Nicholas Hytner played it decidedly cool at his Press announcement yesterday — until, as he says, he "went off on one" about the "phenomenal situation" of the London theatre selling twenty-two million tickets a year, his admiration for the new generation of producers and spaces popping up all over the capital, and what he perceives as the growing appetite for theatre all over the country.
He reckons it's about time we all moved on in the way we talk about audiences. They're all just audiences. He says you get an elderly audience for an Alan Bennett matinee, but some of those guys are mixing it up with the hipsters in The Shed, as well. "There isn't one audience at the National Theatre. There are many audiences."
And he almost asphyxiated himself with enthusiasm for Michaela Coel's Chewing Gum Dreams in The Shed, and the venue that spawned it, the Yard Theatre in Hackney, which has a "fantastic atmosphere and bar" and has spawned, within six months of opening, a chic new pizza joint right across the road. Great: new play with an anchovy topping to go, please.
He praised Jez Bond's cosy Park Theatre, too, as he announced a transfer to The Shed in May for David Henry Hwang's Yellow Face, again directed by Alex Sims. That precedes Polly Stenham's new piece — her NT debut -- Hotel, directed in The Shed by Maria Aberg. This marks a surprising break for Stenham from the Royal Court, which should surely be holding on to her as the star graduate of the Young Writers Programme, and from her reputation-building director, Jeremy Herrin.
Of course, Hytner said, the regional theatre needs special attention. But just look at what's happening in Sheffield, Bristol, Manchester, Liverpool with the new Everyman, he proclaimed, adopting a totally different line from the doom and despair in his attacks on government cuts alongside Danny Boyle and the rest of his colleagues a year or so ago.
"The whole theatre business will continue to boom," he said, "unless measures are deliberately taken to undermine it, which they won't be, because of what's happening in London." He implied that politicians took a far more positive attitude towards the arts these days, despite the cuts, at last realising the theatre was a golden egg, even though, under their election mandate, they are giving it less financial support. He wholeheartedly welcomed the announcement of tax breaks in the budget on Wednesday.
The twelfth Travelex season will offer 100,000 tickets at £15 each, with the rest of those houses selling for £25 or £35 per ticket. And that season includes Helen McCrory — the only Judi Dench of her generation -- as Medea, Rona Munro's Scottish monarchy trilogy of plays (co-presented with the National Theatre of Scotland and the Edinburgh International Festival), the new DV8 show and David Hare's new play, Behind the Beautiful Forevers, "a remarkable rendering of a beautiful book," he said, about the slums at the end of the airport runway in Mumbai.

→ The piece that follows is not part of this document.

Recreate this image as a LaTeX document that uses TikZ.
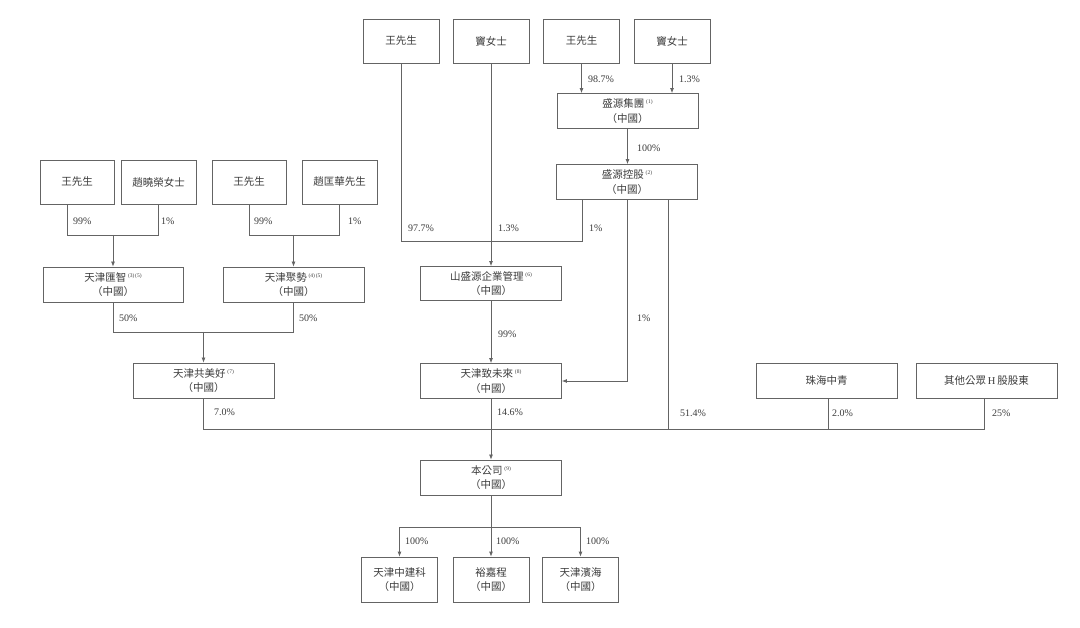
\documentclass[tikz,border=0pt]{standalone}
\usepackage{fontspec}
\setmainfont{Liberation Serif}
\newfontfamily\cjk{Noto Sans CJK TC}
\usetikzlibrary{arrows.meta}
\definecolor{lc}{RGB}{100,100,100}
\definecolor{tc}{RGB}{60,60,60}
\newcommand\nt[1]{\,\raisebox{0.7ex}{\rmfamily\fontsize{5.5}{5.5}\selectfont(#1)}}
\newcommand\cn{\\（中國）}
\begin{document}
\begin{tikzpicture}[x=1pt,y=-1pt,
 ln/.style={draw=lc,line width=0.8pt},
 ar/.style={ln,-{Latex[length=5pt,width=4pt]}},
 bx/.style={draw=lc,line width=0.8pt,inner sep=0pt,align=center,text=tc,font=\cjk\fontsize{10.5}{14.5}\selectfont},
 pbox/.style={bx,minimum width=76pt,minimum height=44pt},
 cbox/.style={bx,minimum width=141pt,minimum height=35pt},
 kbox/.style={bx,minimum width=76pt,minimum height=45pt},
 pct/.style={anchor=west,inner sep=0pt,text=tc,font=\fontsize{10}{12}\selectfont}]
\useasboundingbox (0,0) rectangle (1080,628);
\fill[white] (0,0) rectangle (1080,628);
% top persons
\node[pbox] (w1) at (401,41) {王先生};
\node[pbox] (d1) at (491,41) {竇女士};
\node[pbox] (w2) at (581.5,41) {王先生};
\node[pbox] (d2) at (672,41) {竇女士};
\node[cbox] (syjt) at (627.5,111) {盛源集團\nt{1}\cn};
\node[cbox] (sykg) at (627,182) {盛源控股\nt{2}\cn};
% left persons
\node[pbox,minimum width=74pt] (l1) at (77,182) {王先生};
\node[pbox,minimum width=75pt] (l2) at (158.5,182) {趙曉榮女士};
\node[pbox,minimum width=74pt] (l3) at (249,182) {王先生};
\node[pbox,minimum width=75pt] (l4) at (339.5,182) {趙匡華先生};
\node[cbox,minimum width=140pt] (hz) at (113,284.5) {天津匯智\nt{3}\kern-1pt\nt{5}\cn};
\node[cbox] (js) at (293.5,284.5) {天津聚勢\nt{4}\kern-1pt\nt{5}\cn};
\node[cbox] (gmh) at (203.5,380.5) {天津共美好\nt{7}\cn};
\node[cbox,minimum height=34pt] (ssy) at (491,283.5) {山盛源企業管理\nt{6}\cn};
\node[cbox] (zwl) at (491,381) {天津致未來\nt{8}\cn};
\node[cbox] (zhzq) at (826.5,380.5) {珠海中青};
\node[cbox] (qt) at (986.5,380.5) {其他公眾{\rmfamily\,H\,}股股東};
\node[cbox] (bgs) at (491,477.5) {本公司\nt{9}\cn};
\node[kbox] (c1) at (399.5,579.5) {天津中建科\cn};
\node[kbox] (c2) at (491,579.5) {裕嘉程\cn};
\node[kbox] (c3) at (580.5,579.5) {天津濱海\cn};
% coordinates
\coordinate (sk1) at ([xshift=-45pt]sykg.south);
\coordinate (sk2) at ([xshift=41pt]sykg.south);
% connectors top
\draw[ar] (w2.south) -- (w2.south |- syjt.north);
\draw[ar] (d2.south) -- (d2.south |- syjt.north);
\draw[ar] (syjt.south) -- (syjt.south |- sykg.north);
\draw[ln] (w1.south) |- (sk1 |- 0,241) -- (sk1);
\draw[ar] (d1.south) -- (ssy.north);
\draw[ar] (sykg.south) |- (zwl.east);
\draw[ln] (sk2) -- (sk2 |- 0,429);
% left
\draw[ln] ([xshift=-10pt]l1.south) |- (l2.south |- 0,235) -- (l2.south);
\draw[ar] (hz.north |- 0,235) -- (hz.north);
\draw[ln] (l3.south) |- (l4.south |- 0,235) -- (l4.south);
\draw[ar] (js.north |- 0,235) -- (js.north);
\draw[ln] (hz.south) |- (js.south |- 0,332) -- (js.south);
\draw[ar] (gmh.north |- 0,332) -- (gmh.north);
% middle
\draw[ar] (ssy.south) -- (zwl.north);
\draw[ln] (gmh.south) |- ([xshift=-2.5pt]qt.south |- 0,429) -- ([xshift=-2.5pt]qt.south);
\draw[ln] ([xshift=1.5pt]zhzq.south) -- ([xshift=1.5pt]zhzq.south |- 0,429);
\draw[ar] (zwl.south) -- (bgs.north);
% bottom
\draw[ln] (c1.north |- 0,527) -- (c3.north |- 0,527);
\draw[ar] (bgs.south) -- (c2.north);
\draw[ar] (c1.north |- 0,527) -- (c1.north);
\draw[ar] (c3.north |- 0,527) -- (c3.north);
% labels
\node[pct] (p1) at (588,79) {98.7\%};
\node[pct] (p2) at (679,79) {1.3\%};
\node[pct] (p3) at (637,148) {100\%};
\node[pct] (p4) at (408,228) {97.7\%};
\node[pct] (p5) at (498,228) {1.3\%};
\node[pct] (p6) at (589,228) {1\%};
\node[pct] (p7) at (73,221) {99\%};
\node[pct] (p8) at (161,221) {1\%};
\node[pct] (p9) at (254,221) {99\%};
\node[pct] (p10) at (348,221) {1\%};
\node[pct] (p11) at (119,318) {50\%};
\node[pct] (p12) at (299,318) {50\%};
\node[pct] (p13) at (498,334) {99\%};
\node[pct] (p14) at (637,318) {1\%};
\node[pct] (p15) at (214,412) {7.0\%};
\node[pct] (p16) at (497,412) {14.6\%};
\node[pct] (p17) at (680,413) {51.4\%};
\node[pct] (p18) at (832,413) {2.0\%};
\node[pct] (p19) at (992,413) {25\%};
\node[pct] (p20) at (405,541) {100\%};
\node[pct] (p21) at (496,541) {100\%};
\node[pct] (p22) at (586,541) {100\%};
\end{tikzpicture}
\end{document}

That play will be directed in the Olivier in November by Rufus Norris, who stood quietly at the back of the Olivier's cathedral window foyer with the NT Press team, while Hytner himself will sign off with a new Richard Bean play in the Lyttelton this summer and a long overdue new Tom Stoppard, a chamber play, in the new Dorfman (the refurbished Cottesloe) in January.
He reckoned that he'd already said his big farewell with the 50th anniversary gala last October — he sure did -- and that the Bean and Stoppard plays would be just a couple of "little echoes" of that.
He also paid a touchingly heartfelt tribute to Ralph Fiennes who, he said, has been a constant support during his tenure, even though he's only appeared in two plays, The Talking Cure by Christopher Hampton and Sophocles' Oedipus. His return as John Tanner in Simon Godwin's revival of Shaw's mighty Man and Superman will be a Lyttelton highlight next February.
So will the return of Cillian Murphy this September, alongside Mikel Murfi and Stephen Rea, great actors both, in Enda Walsh's Ballyturk. Hytner rightly highlighted Murphy's astonishing performance in Walsh's Misterman three years ago, a tour de force of total genius that was insufficiently regarded in the reviews, and the awards, I felt.
He side-stepped an awkward question — not posed by me, for a change -- about the Arts Council justifying their dwindling support for the regions by sending the NT out on tour as a substitute. For beyond the few theatres Hytner mentioned, you really don't get much of an impression of startling new work or pulsating new energy in the sticks, though there are signs of stirring again in Northampton under James Dacre, and at the re-branded Nuffield under Sam Hodges. The NT still sucks in most of the good stuff.
Nobody, these days, though, says the NT sucks full stop. It's all become jolly, flush, safe, corporate-friendly and totally uncontroversial. Come back Charles Marowitz, all is forgiven! Hytner reiterated the fact that he has not been keeping a diary (unlike his predecessors Peter Hall and Richard Eyre; Trevor Nunn has said that he will eventually write a book based on memories of working with particular colleagues), but that "One day I'd love to write a book...but I will have to make it all up."